The Sleepy Jackson

    Personality (One Was a Spider. One Was a Bird.)


    Here’s summer: lush, wide-open spaces; seesaw harmony; guitar-hearts; gorgeous, echoing melodies; naked declarations of freedom and independence. Luke Steele, as the force and mind behind the Sleepy Jackson, makes these mini-symphonies out of the simplest questions and most innocent brain-poking, then bends them to their breaking points, interrupting flights, changing directions, finding new destinations. It’s a perfect set of head-tunes that taps into all that is special about warm weather: the hopes, the heightened sensations, the climbing and the fading, the endless happiness.


    It’s quite possible that Steele intended it this way. He mentally configured Personality, the follow-up to 2003’s Lovers, over two years and knocked out the recording in three months’ studio time in Sydney, Australia early last year. But there was still some tweaking he felt needed done, mainly in the vocals, some of which were reworked in hotel rooms and at Steele’s flat in Perth. The long-short-long process brings up Steele’s most transparent influences: the soaring, slide-easy choruses are totally Morrissey; making it feel that way is definitely Brian Wilson.

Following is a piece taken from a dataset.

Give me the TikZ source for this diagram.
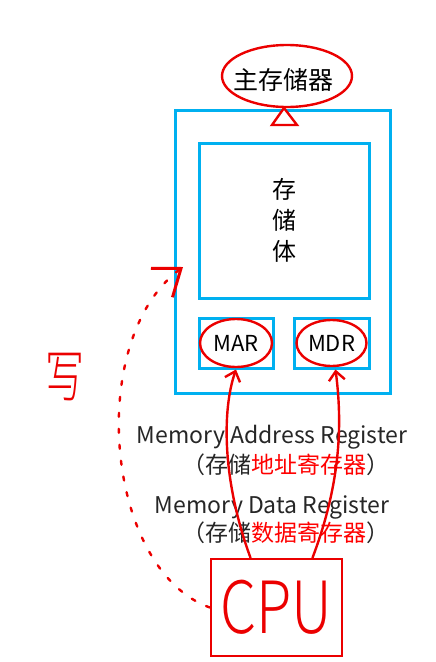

    But citing mainstays such as the Smiths and the Beach Boys is boring, and the Sleepy Jackson, with its campy, Logo TV-themed exorcisms, is much too colorful for parameters. There’s a theatricality that’s akin to the Decemberists, but the sweet disco-bobs of “I Understand What You Want But I Just Don’t Agree” and “Play a Little Bit for Love” suggest a more outwardly grandness, a notion supported by the Baz Luhrmann-aping album cover. Luke Steele wants you to notice these things.


    When the chugging rhythm is traded in for odder toys (sleigh bells, electric piano, clip-clops, acoustic guitar), the effects remain just as sweeping. Steele excels at swelling build-ups and one-man-orchestra-posturing, but when he drops the act and strips down, as he does in “Miles Away” and “How Was I Supposed to Know?” he’s an even bigger star. The beautiful strings and trumpets — a lot of angelic imagery happening here — push him higher and add something of a dream-world touch, but they’re little more than elements sometimes. It’s Steele who’s making the seasons change, after all.